EXERCISE REQUIREMENTS >>
Beneath this line sits some data. Return only its lines from the one holding "Rebuild this chart" through the one holding "0.015, 0.01, 0.008];", inclusive, exactly, with the images removed.

THE RECORDS >>
»»
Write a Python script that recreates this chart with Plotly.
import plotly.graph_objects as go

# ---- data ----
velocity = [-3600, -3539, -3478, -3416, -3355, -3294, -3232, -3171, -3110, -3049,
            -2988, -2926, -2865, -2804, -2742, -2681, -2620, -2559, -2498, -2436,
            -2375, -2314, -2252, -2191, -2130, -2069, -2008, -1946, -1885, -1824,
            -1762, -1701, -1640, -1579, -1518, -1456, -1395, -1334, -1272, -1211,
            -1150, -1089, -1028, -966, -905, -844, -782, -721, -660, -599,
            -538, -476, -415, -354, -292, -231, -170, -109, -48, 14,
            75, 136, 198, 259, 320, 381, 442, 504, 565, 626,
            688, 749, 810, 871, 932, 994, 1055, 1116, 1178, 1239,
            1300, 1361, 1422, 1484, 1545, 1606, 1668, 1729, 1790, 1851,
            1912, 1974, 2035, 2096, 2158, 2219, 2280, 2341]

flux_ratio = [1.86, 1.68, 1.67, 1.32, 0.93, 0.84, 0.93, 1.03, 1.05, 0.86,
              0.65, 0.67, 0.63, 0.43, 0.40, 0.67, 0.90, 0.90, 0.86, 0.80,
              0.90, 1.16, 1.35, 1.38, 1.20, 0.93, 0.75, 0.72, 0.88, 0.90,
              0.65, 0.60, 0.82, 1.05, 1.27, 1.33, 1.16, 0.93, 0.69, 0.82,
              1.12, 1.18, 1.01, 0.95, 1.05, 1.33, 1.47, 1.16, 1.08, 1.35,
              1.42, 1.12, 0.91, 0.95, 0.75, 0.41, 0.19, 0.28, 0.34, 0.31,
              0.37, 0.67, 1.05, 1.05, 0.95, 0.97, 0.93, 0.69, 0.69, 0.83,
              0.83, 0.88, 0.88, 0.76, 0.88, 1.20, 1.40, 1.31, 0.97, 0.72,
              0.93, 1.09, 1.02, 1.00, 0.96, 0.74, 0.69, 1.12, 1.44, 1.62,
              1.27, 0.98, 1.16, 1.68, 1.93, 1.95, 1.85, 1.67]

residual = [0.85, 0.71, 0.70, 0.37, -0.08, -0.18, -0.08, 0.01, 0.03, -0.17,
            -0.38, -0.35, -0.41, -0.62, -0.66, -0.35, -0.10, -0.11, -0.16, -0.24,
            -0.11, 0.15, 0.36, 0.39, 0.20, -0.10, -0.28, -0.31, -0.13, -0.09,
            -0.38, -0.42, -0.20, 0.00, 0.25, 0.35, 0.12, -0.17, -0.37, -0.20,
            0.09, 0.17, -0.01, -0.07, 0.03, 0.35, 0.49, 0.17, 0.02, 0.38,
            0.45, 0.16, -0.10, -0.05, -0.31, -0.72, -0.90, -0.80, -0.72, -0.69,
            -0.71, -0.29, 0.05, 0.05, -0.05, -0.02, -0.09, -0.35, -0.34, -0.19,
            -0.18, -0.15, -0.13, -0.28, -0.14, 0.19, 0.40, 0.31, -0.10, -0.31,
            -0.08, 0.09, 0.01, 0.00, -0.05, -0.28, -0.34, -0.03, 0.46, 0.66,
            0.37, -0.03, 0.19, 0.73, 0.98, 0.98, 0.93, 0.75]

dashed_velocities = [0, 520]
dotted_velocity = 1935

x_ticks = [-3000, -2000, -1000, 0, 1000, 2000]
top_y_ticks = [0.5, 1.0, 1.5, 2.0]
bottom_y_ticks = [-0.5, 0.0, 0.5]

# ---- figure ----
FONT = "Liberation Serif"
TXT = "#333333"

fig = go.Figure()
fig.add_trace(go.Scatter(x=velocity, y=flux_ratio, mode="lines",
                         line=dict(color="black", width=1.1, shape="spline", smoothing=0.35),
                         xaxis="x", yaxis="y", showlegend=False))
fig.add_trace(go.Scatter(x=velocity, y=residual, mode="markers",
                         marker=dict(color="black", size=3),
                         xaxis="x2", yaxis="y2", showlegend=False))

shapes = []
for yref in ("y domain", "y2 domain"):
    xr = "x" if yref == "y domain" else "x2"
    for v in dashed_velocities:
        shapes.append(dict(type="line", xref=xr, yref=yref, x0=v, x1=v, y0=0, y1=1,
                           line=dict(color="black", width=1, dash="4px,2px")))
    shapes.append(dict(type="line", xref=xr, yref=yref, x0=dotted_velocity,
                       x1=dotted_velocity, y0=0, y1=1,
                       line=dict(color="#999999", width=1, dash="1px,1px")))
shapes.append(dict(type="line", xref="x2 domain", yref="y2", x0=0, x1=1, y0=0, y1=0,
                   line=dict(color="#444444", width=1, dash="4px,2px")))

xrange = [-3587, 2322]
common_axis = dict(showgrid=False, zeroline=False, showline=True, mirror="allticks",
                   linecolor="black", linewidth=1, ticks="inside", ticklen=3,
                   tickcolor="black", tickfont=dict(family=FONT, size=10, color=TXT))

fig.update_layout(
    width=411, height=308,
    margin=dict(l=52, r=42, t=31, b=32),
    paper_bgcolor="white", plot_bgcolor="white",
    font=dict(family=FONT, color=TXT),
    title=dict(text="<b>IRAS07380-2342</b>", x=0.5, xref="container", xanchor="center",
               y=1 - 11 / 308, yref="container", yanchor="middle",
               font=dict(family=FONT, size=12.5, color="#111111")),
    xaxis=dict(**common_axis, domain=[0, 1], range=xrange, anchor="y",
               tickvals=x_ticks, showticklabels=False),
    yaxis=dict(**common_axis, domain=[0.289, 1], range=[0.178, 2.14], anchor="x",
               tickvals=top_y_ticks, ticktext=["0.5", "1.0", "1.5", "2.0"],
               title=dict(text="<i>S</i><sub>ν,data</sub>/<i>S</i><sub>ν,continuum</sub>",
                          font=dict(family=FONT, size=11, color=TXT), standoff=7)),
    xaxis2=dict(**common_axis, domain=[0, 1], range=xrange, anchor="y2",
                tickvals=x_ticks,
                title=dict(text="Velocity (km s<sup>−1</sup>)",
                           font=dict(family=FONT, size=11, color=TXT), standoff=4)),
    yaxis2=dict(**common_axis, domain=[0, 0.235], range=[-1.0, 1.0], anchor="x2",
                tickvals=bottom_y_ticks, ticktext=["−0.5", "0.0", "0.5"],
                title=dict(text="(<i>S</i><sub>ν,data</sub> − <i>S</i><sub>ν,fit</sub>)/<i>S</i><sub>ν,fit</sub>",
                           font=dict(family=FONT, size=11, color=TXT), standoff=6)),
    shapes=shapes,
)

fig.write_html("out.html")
««
»»
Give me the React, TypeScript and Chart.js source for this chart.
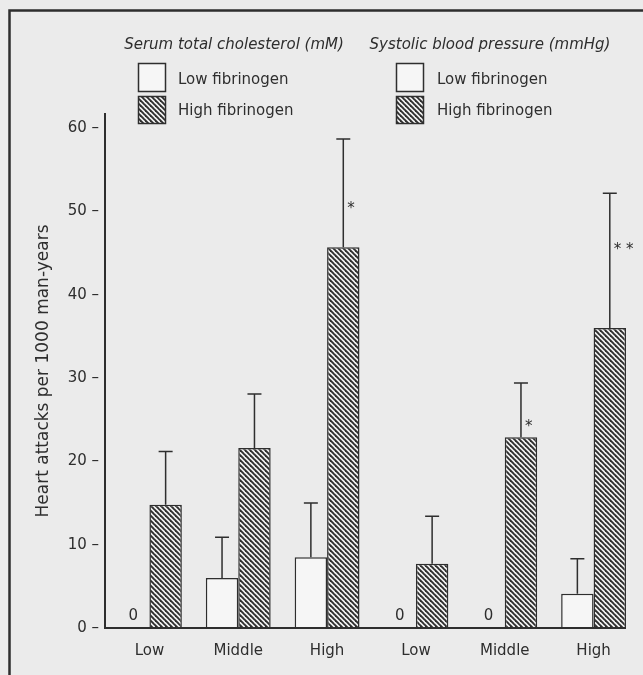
««
»»
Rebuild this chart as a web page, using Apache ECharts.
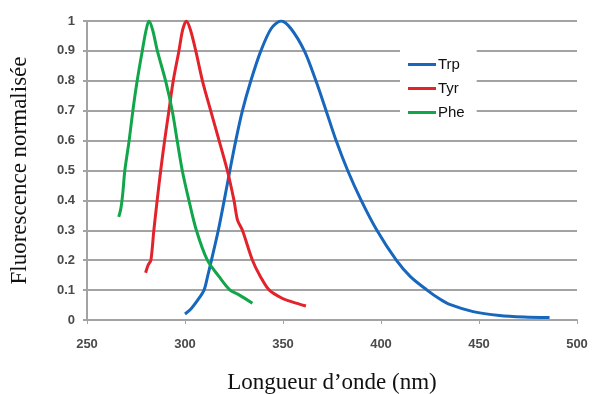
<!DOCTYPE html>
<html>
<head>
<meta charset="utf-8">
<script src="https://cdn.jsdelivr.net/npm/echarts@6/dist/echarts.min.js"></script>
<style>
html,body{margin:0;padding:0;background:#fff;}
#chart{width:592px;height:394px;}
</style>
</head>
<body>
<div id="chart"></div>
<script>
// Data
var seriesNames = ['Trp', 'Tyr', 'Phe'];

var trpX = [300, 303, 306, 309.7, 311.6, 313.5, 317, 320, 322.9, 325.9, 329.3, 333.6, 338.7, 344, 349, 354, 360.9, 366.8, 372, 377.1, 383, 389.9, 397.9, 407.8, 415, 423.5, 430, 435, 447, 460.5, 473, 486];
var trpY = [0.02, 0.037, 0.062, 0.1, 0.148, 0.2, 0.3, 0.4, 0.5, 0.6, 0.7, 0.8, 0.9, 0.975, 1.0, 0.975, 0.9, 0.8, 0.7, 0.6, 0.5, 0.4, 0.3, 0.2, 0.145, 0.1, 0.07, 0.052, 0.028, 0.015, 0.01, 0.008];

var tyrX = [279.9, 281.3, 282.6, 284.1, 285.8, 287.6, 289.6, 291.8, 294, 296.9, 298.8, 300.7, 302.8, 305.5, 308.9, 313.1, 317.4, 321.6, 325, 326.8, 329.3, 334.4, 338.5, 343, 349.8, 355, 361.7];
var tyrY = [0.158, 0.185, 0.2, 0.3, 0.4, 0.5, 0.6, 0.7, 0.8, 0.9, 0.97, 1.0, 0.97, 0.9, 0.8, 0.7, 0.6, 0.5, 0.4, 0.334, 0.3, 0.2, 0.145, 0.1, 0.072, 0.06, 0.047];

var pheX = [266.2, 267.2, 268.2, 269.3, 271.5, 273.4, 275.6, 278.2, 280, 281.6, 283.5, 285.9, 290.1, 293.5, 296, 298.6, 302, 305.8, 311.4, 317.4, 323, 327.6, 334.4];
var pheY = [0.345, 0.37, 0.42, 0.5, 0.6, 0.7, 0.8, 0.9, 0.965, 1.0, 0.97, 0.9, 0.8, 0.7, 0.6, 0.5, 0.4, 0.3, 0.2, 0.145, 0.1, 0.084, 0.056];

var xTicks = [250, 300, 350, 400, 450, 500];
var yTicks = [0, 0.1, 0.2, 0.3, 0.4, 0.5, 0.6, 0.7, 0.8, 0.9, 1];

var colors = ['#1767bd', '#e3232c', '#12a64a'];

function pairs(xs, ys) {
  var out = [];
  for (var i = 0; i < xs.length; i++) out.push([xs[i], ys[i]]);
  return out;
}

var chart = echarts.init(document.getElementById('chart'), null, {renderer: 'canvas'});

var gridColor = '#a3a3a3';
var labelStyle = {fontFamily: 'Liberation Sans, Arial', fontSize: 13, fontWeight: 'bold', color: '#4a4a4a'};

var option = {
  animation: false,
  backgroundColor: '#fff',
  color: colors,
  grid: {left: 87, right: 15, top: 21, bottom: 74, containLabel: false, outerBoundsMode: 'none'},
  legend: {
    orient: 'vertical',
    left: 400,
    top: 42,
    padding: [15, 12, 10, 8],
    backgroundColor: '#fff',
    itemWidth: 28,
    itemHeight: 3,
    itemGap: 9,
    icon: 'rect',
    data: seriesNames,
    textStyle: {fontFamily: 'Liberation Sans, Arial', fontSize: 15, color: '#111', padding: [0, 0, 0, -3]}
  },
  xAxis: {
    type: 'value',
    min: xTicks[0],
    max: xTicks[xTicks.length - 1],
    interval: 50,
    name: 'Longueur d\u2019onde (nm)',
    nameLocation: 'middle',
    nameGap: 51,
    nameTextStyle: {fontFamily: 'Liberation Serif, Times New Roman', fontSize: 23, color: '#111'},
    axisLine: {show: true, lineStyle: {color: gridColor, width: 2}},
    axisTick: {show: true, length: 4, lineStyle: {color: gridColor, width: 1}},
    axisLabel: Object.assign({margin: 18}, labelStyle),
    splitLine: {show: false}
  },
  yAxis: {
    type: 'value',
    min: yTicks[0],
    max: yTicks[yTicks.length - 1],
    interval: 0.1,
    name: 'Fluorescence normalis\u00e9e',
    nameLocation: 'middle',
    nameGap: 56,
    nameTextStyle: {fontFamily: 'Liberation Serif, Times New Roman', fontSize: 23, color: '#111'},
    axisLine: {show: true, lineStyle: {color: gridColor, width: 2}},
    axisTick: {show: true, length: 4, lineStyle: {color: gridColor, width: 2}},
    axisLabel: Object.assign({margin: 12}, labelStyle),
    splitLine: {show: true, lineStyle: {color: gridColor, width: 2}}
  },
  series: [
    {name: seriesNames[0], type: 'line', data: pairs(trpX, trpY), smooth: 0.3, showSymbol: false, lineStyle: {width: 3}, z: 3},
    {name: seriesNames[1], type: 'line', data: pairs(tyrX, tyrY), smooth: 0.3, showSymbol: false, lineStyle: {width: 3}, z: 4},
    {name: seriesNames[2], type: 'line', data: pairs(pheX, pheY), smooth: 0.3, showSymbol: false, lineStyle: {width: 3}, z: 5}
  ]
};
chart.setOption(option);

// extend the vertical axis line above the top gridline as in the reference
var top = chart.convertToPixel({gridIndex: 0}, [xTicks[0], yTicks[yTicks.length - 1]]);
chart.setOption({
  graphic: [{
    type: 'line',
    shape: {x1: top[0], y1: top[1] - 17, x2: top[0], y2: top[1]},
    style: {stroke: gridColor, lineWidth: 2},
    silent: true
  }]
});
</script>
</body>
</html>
««
SOLUTION TO THE EXERCISE >>
Rebuild this chart as a web page, using Apache ECharts.
<!DOCTYPE html>
<html>
<head>
<meta charset="utf-8">
<script src="https://cdn.jsdelivr.net/npm/echarts@6/dist/echarts.min.js"></script>
<style>
html,body{margin:0;padding:0;background:#fff;}
#chart{width:592px;height:394px;}
</style>
</head>
<body>
<div id="chart"></div>
<script>
// Data
var seriesNames = ['Trp', 'Tyr', 'Phe'];

var trpX = [300, 303, 306, 309.7, 311.6, 313.5, 317, 320, 322.9, 325.9, 329.3, 333.6, 338.7, 344, 349, 354, 360.9, 366.8, 372, 377.1, 383, 389.9, 397.9, 407.8, 415, 423.5, 430, 435, 447, 460.5, 473, 486];
var trpY = [0.02, 0.037, 0.062, 0.1, 0.148, 0.2, 0.3, 0.4, 0.5, 0.6, 0.7, 0.8, 0.9, 0.975, 1.0, 0.975, 0.9, 0.8, 0.7, 0.6, 0.5, 0.4, 0.3, 0.2, 0.145, 0.1, 0.07, 0.052, 0.028, 0.015, 0.01, 0.008];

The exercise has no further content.